Jordan suffers from four types of pollution: industrial, marine (salt), desert and dust pollution. The dust pollution occurs in semi-arid climates where the ground is not completely covered by grass or trees, and the topsoil becomes very dry and is scattered by the wind. It also occurs during construction.

Pollution accretion on dry insulators can result in an insulator flashover. Dry insulators normally have low conductivity, but rain or early morning dew can cause contaminated insulator surfaces to be conductive. The contaminated areas heat up, creating dry bands that occur due to the heating effect of the leakage current. These dry bands interrupt the continuity of the leakage current, and when the voltage gradient exceeds the air breakdown voltage levels, arcing takes place bridging the dry bands leading to a flashover.

Jordan's Climatic Conditions

In Jordan, rainfall is not abundant. However, before the rainy season starts — beginning usually between mid-October and early November — there are many days when the humidity is high, and the early morning dew causes insulator flashovers. The rainfall is insufficient to wash away the pollution, as the airborne pollutants tend to build up on the underskirt of the insulator rather than the topside of the main insulator shed. Experience has shown that even with tension and post insulators positioned in a horizontal configuration, the contamination occurs in the same area of the insulator.

Prior to upgrading the Aqaba — Amman line from 132 kV to 400 kV, these small outages had no major effect on the line. But, following the upgrade to 400 kV in 1998, the voltage stress was significantly higher. As soon as the insulators became wet, bridging of the dry bands occurred, resulting in significant reductions in the overall effective creepage distance. Hence, on the morning of Nov. 8, 1998, moisture on the insulators caused significant flashovers to occur along the line, which led to the major 30-minute blackout. Flashovers and resulting blackouts continued to plague the 400-kV line, leaving NEPCO no other option but to find a practical, efficient and economical way to clean the insulators.

For many years, NEPCO greased insulators or used manual dry cleaning to reduce pollution buildup, but these methods were expensive in terms of manpower and outage time. Furthermore, in the last decade, a number of 400-kV and 132-kV transmission lines have been built in Jordan. Most of the transmission lines built near Amman and in the hilly areas of Jordan have anti-fog insulators, whose inner surfaces are difficult to clean using manual methods. Figure 1 shows a polluted insulator before and after cleaning.

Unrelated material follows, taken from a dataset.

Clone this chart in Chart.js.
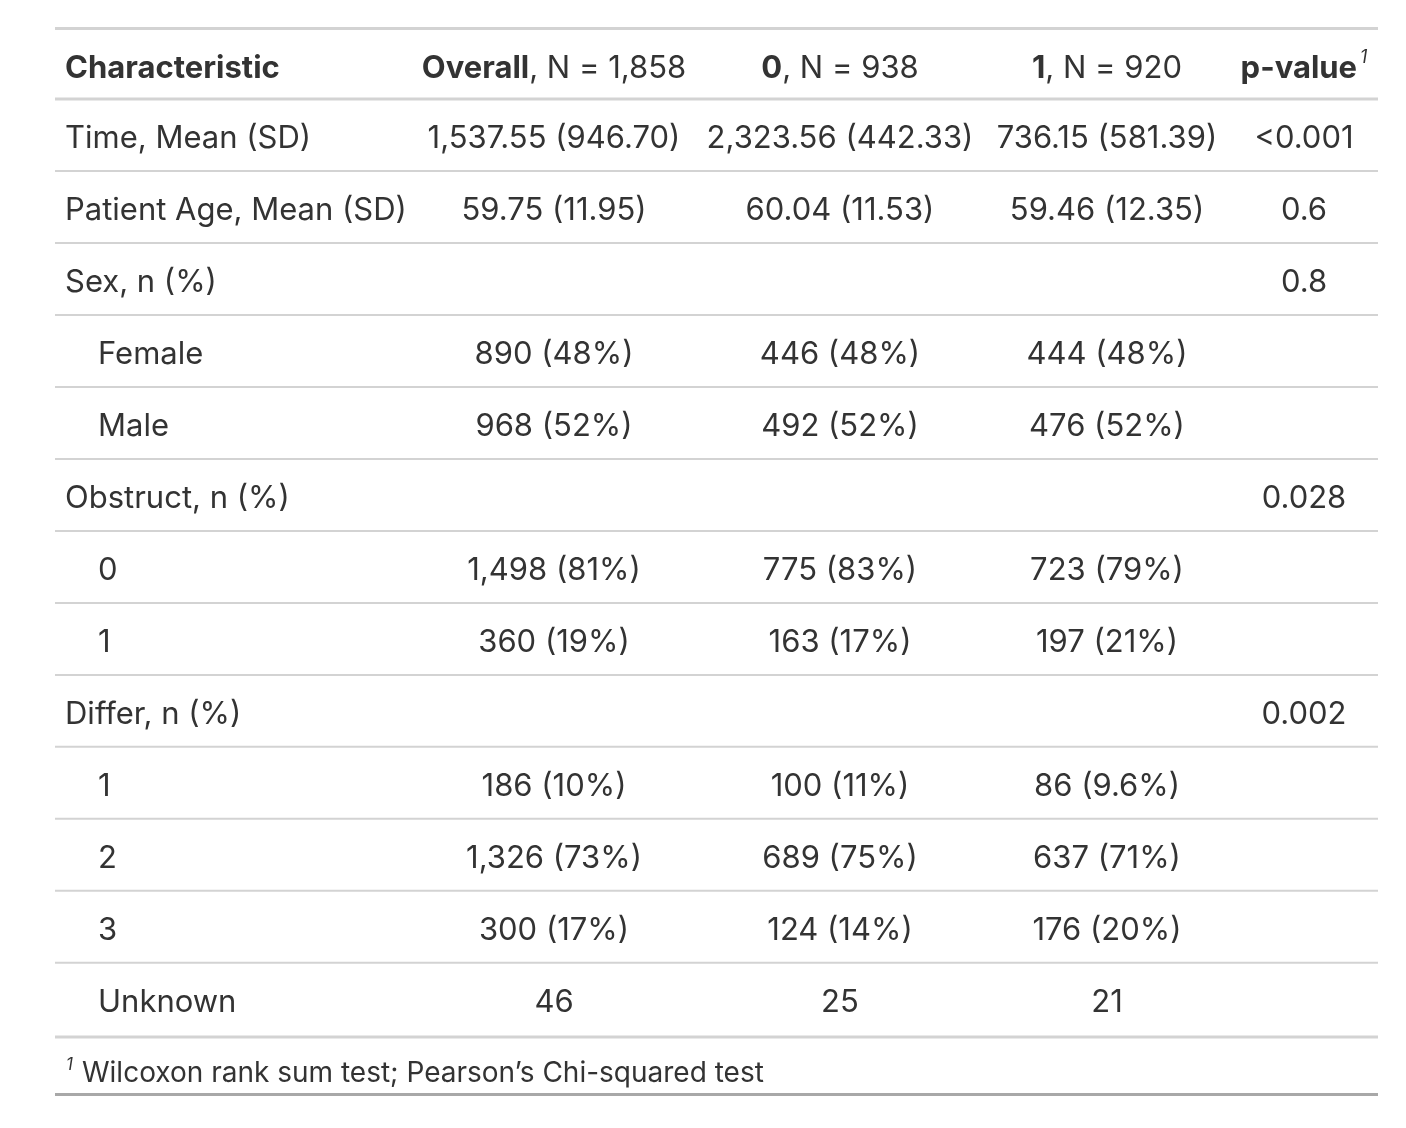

Live-Line Insulator Washing

For a number of years, NEPCO had considered adopting live-line insulator washing for its network. Following the November 1998 blackout, NEPCO decided it was time and floated an international tender for two mobile skid-mounted insulator-washing units. NEPCO awarded the tender in mid-1999, and in May 2000, the company received its first two insulator-washing units.

A weeklong intensive training course was held for NEPCO personnel at the NEPCO Electric Training Centre, which was established with a grant from the Japanese government in 1986. Commissioning of the washing units was completed, and in June 2000, the trained NEPCO personnel began live-line washing the insulators on the 400-kV line from Aqaba to Amman. The live-line insulator washing on a 400-kV insulator string undertaken by a lineman is shown in Fig. 2. In three short months, NEPCO cleaned the line insulators positioned on the 808 towers on the 400-kV energized line. After completing that line, the trained teams started insulator washing on further circuits on NEPCO's 132-kV network, continuing until the beginning of Jordan's rain season in October 2000.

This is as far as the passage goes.